With a $1 million grant from the W.M. Keck Foundation, UC Santa Barbara materials scientist Stephen D. Wilson is on his way to finding the 21st century’s silicon, a key element used in the semiconductors of today’s electronics. His latest project aims to grow new exotic materials capable of driving technological and scientific advances to new levels.

“I was absolutely thrilled when I found out about the award,” said Wilson, an assistant professor in the materials department who joined the UCSB faculty last fall. “This project is built around ideas that have kept me up at night thinking for a very long time. So, personally, it’s an opportunity to realize an obsession, and it’s something that will influence my research far into the future. I’m honored to have the Keck Foundation’s support, and I’m excited about getting started.”

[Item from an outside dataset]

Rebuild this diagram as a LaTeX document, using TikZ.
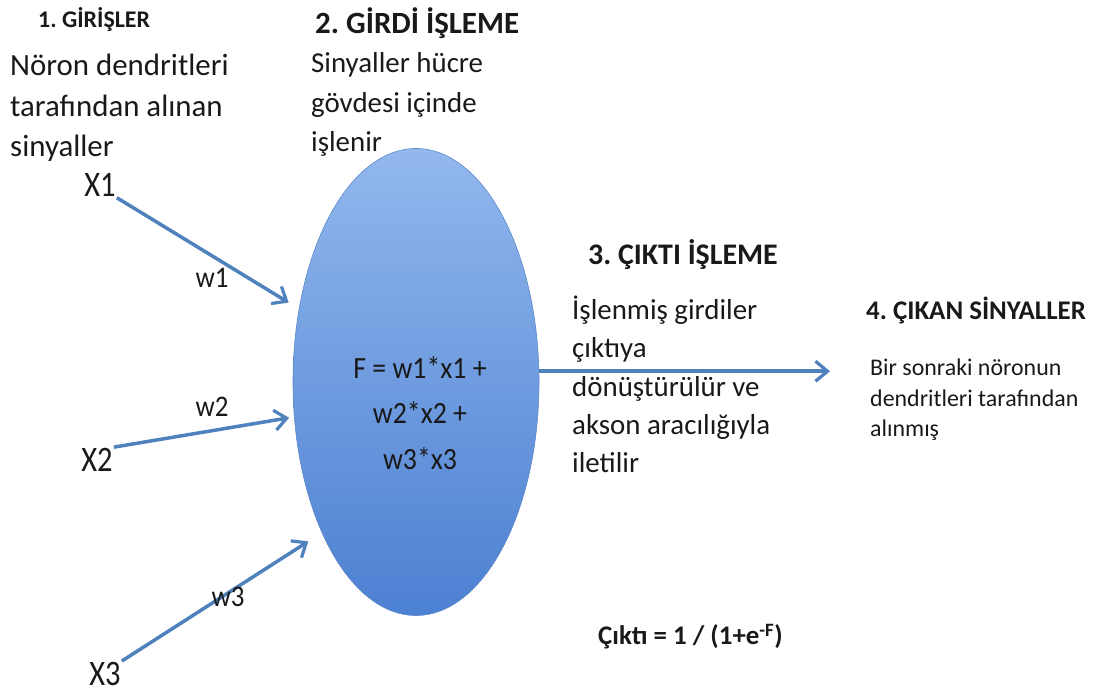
\documentclass[tikz,border=0pt]{standalone}
\usepackage{fontspec}
\setmainfont{Carlito}
\usetikzlibrary{arrows.meta,shapes.geometric}
\definecolor{axon}{RGB}{79,129,189}
\definecolor{somatop}{RGB}{146,184,237}
\definecolor{somabot}{RGB}{76,128,210}
\definecolor{somaedge}{RGB}{92,136,200}
\definecolor{ink}{RGB}{25,25,25}
\frenchspacing
\begin{document}
\begin{tikzpicture}[x=1bp,y=1bp,>={Straight Barb[length=12bp,width=20bp,line width=3.2bp]},
	sig/.style={->,draw=axon,line width=3.5bp},
	txt/.style={anchor=base west,align=left,inner sep=0pt,text=ink},
	head/.style={anchor=base west,inner sep=0pt,text=ink},
	inp/.style={inner sep=1bp,text=ink,font=\fontsize{36}{36}\selectfont\addfontfeatures{FakeStretch=0.85}},
	wgt/.style={inner sep=0pt,text=ink,font=\fontsize{30}{30}\selectfont\addfontfeatures{FakeStretch=0.9}}]
	\useasboundingbox (0,0) rectangle (1109,695);
	\node[ellipse,minimum width=246bp,minimum height=467bp,inner sep=0pt,draw=somaedge,line width=0.6bp,top color=somatop,bottom color=somabot] (neuron) at (416,313) {};
	\node[align=center,inner sep=0pt,text=ink,font=\fontsize{31}{46}\selectfont\addfontfeatures{FakeStretch=0.9}] (fsum) at (420,282) {F = w1*x1 +\\w2*x2 +\\w3*x3};
	\node[head,font=\fontsize{24}{24}\selectfont\bfseries] (h1) at (38,667) {1. GİRİŞLER};
	\node[txt,font=\fontsize{31}{41}\selectfont] (t1) at (10,538) {Nöron dendritleri\\tarafından alınan\\sinyaller};
	\node[head,font=\fontsize{31}{31}\selectfont\bfseries] (h2) at (315,661) {2. GİRDİ İŞLEME};
	\node[txt,font=\fontsize{29}{40}\selectfont] (t2) at (311,543) {Sinyaller hücre\\gövdesi içinde\\işlenir};
	\node[head,font=\fontsize{30}{30}\selectfont\bfseries] (h3) at (588,430) {3. ÇIKTI İŞLEME};
	\node[txt,font=\fontsize{29}{38.5}\selectfont] (t3) at (572,222) {İşlenmiş girdiler\\çıktıya\\dönüştürülür ve\\akson aracılığıyla\\iletilir};
	\node[head,font=\fontsize{27}{27}\selectfont\bfseries] (h4) at (866,375) {4. ÇIKAN SİNYALLER};
	\node[txt,font=\fontsize{24}{31}\selectfont] (t4) at (870,258) {Bir sonraki nöronun\\dendritleri tarafından\\alınmış};
	\node[head,font=\fontsize{27}{27}\selectfont\bfseries] (cikti) at (598,50) {Çıktı = 1 / (1+e\textsuperscript{-F})};
	\node[inp] (x1) at (100,510) {X1};
	\node[inp] (x2) at (97,235) {X2};
	\node[inp] (x3) at (105,21) {X3};
	\draw[sig,shorten >=12bp] (x1.south east) -- (neuron.148);
	\draw[sig,shorten >=5bp] (x2.north east) -- (neuron.196);
	\draw[sig,shorten >=16bp] (x3.north east) -- (neuron.238);
	\coordinate (out) at (830,323);
	\draw[sig] (neuron.5) -- (neuron.5 -| out);
	\node[wgt] (w1) at (212,417) {w1};
	\node[wgt] (w2) at (212,288) {w2};
	\node[wgt] (w3) at (228,98) {w3};
\end{tikzpicture}
\end{document}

With the goal of designing a refined ultrahigh-purity crystal growth process once used for making silicon, Wilson and his team are building new hardware capable of using the same process to produce crystals of volatile and high-pressure stabilized oxides. These targeted compounds represent a new frontier of materials that theoretical research predicts will lead to a multitude of new quantum states. At the same time, however, scientific progress is limited by lack of access to new high-purity crystals.

According to Wilson, the ability to grow new high-purity crystals of inorganic materials has historically not only driven the development of materials underlying many current technologies but also fueled the engine of discovery at the frontiers of electronic/quantum phase behavior.

“What we propose to do is reimagine the concept of the floating zone furnace developed for the semiconductor industry more than 50 years ago,” Wilson said. “These furnaces were built for industrial applications and scientists have merely adapted them.”